P: Serene you were trying to charge through that. Power through your live shot and you realize it at the time now you see it.

S: I knew what I was trying to say was ‘let’s take a look’ and I just wanted to get to the video I knew something was wrong. I wanted to get to the video and like you said my cadence…

P:…it was there….

S: That’s what I was trying to say.

P: And the struggle to get that out.

S: And I could see my eyes circling around a little bit too. My eyes didn’t look normal.

P: Now that you’ve seen it what do you think? Did you expect it gets the attention?
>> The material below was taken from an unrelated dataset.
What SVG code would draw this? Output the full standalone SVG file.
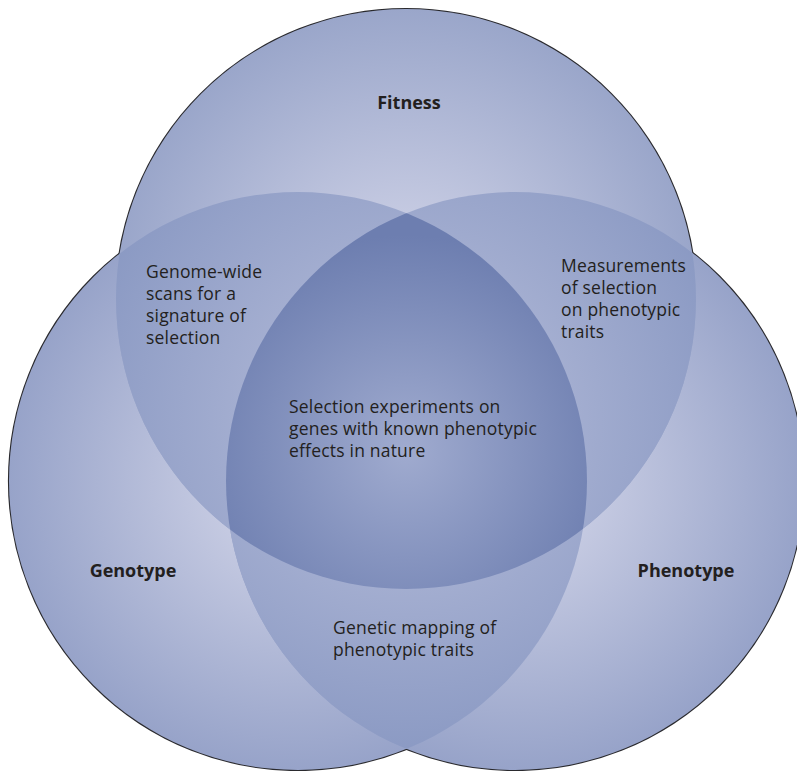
<svg xmlns="http://www.w3.org/2000/svg" width="797" height="771" viewBox="0 0 797 771">
  <style>
    .lbl { font-family: "Open Sans", "Liberation Sans", sans-serif; font-size: 17.5px; letter-spacing: 0.2px; fill: #231f20; }
    .ttl { font-family: "Open Sans", "Liberation Sans", sans-serif; font-size: 18px; font-weight: bold; fill: #231f20; text-anchor: middle; }
    .edge { fill: none; stroke: #2a2a2e; stroke-width: 2.2; }
  </style>
  <defs>
    <radialGradient id="gTop" gradientUnits="userSpaceOnUse" cx="406" cy="299" r="290">
      <stop offset="0" stop-color="#cdd2e8"/>
      <stop offset="0.3" stop-color="#c4c9e1"/>
      <stop offset="1" stop-color="#9aa6ca"/>
    </radialGradient>
    <radialGradient id="gLeft" gradientUnits="userSpaceOnUse" cx="298" cy="481" r="289">
      <stop offset="0" stop-color="#cdd2e8"/>
      <stop offset="0.3" stop-color="#c4c9e1"/>
      <stop offset="1" stop-color="#97a3c9"/>
    </radialGradient>
    <radialGradient id="gRight" gradientUnits="userSpaceOnUse" cx="515" cy="481" r="289">
      <stop offset="0" stop-color="#cdd2e8"/>
      <stop offset="0.3" stop-color="#c4c9e1"/>
      <stop offset="1" stop-color="#97a3c9"/>
    </radialGradient>
    <radialGradient id="gDouble" gradientUnits="userSpaceOnUse" cx="406" cy="420" r="340">
      <stop offset="0" stop-color="#aeb7d6"/>
      <stop offset="0.45" stop-color="#a5afd1"/>
      <stop offset="1" stop-color="#8a99c3"/>
    </radialGradient>
    <radialGradient id="gTriple" gradientUnits="userSpaceOnUse" cx="406" cy="450" r="215">
      <stop offset="0" stop-color="#a0abcf"/>
      <stop offset="1" stop-color="#6d7eb0"/>
    </radialGradient>
    <clipPath id="cTop"><circle cx="406" cy="299" r="290"/></clipPath>
    <clipPath id="cLeft"><circle cx="298" cy="481" r="289"/></clipPath>
    <clipPath id="cRight"><circle cx="515" cy="481" r="289"/></clipPath>
  </defs>

  <g id="venn-shapes">
    <g id="outline">
      <circle class="edge" cx="406" cy="299" r="290"/>
      <circle class="edge" cx="298" cy="481" r="289"/>
      <circle class="edge" cx="515" cy="481" r="289"/>
    </g>
    <g id="single-fills">
      <circle cx="298" cy="481" r="289" fill="url(#gLeft)"/>
      <circle cx="515" cy="481" r="289" fill="url(#gRight)"/>
      <circle cx="406" cy="299" r="290" fill="url(#gTop)"/>
    </g>
    <g id="double-fills">
      <circle cx="406" cy="299" r="290" fill="url(#gDouble)" clip-path="url(#cLeft)"/>
      <circle cx="406" cy="299" r="290" fill="url(#gDouble)" clip-path="url(#cRight)"/>
      <circle cx="298" cy="481" r="289" fill="url(#gDouble)" clip-path="url(#cRight)"/>
    </g>
    <g id="triple-fill" clip-path="url(#cLeft)">
      <circle cx="406" cy="299" r="290" fill="url(#gTriple)" clip-path="url(#cRight)"/>
    </g>
  </g>

  <g id="fitness"><text class="ttl" x="409" y="109">Fitness</text></g>
  <g id="genotype"><text class="ttl" x="133" y="577">Genotype</text></g>
  <g id="phenotype"><text class="ttl" x="686" y="577">Phenotype</text></g>

  <g id="genotype-fitness">
    <text class="lbl" x="146" y="278">Genome-wide</text>
    <text class="lbl" x="146" y="300">scans for a</text>
    <text class="lbl" x="146" y="322">signature of</text>
    <text class="lbl" x="146" y="344">selection</text>
  </g>
  <g id="fitness-phenotype">
    <text class="lbl" x="561" y="272">Measurements</text>
    <text class="lbl" x="561" y="294">of selection</text>
    <text class="lbl" x="561" y="316">on phenotypic</text>
    <text class="lbl" x="561" y="338">traits</text>
  </g>
  <g id="all-three">
    <text class="lbl" x="289" y="413">Selection experiments on</text>
    <text class="lbl" x="289" y="435">genes with known phenotypic</text>
    <text class="lbl" x="289" y="457">effects in nature</text>
  </g>
  <g id="genotype-phenotype">
    <text class="lbl" x="333" y="634">Genetic mapping of</text>
    <text class="lbl" x="333" y="656">phenotypic traits</text>
  </g>
</svg>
S: I know it was clear. Watching it was clear I was not drunk or on drugs as I’ve heard reported out there. It’s clear I’m having a medical condition. Think what resonates with people is the human crisis of it. Or the human element that is she ok? The outpouring of support has been amazing. What’s interesting there’s been people who have emailed me from Canada, New Zealand, France saying ‘I have migraines. What I think you have was a complicated – an episode-related.’ So it happens. People have it out there. So I know I mentioned in the hall we come into people’s lives often the most worst time of their life, or very traumatic tragic time. I’m going to turn this into a positive. If I can at least let people know that I’m ok and talk about the issue and let people know it is something serious it is a medical condition that’s what I would like to do.

P: When are you getting back to work?

S: I need to get ready for the Oscars now pat! So I’m anxious and eager to get back at being back at work and being able to tell the story and not be the story.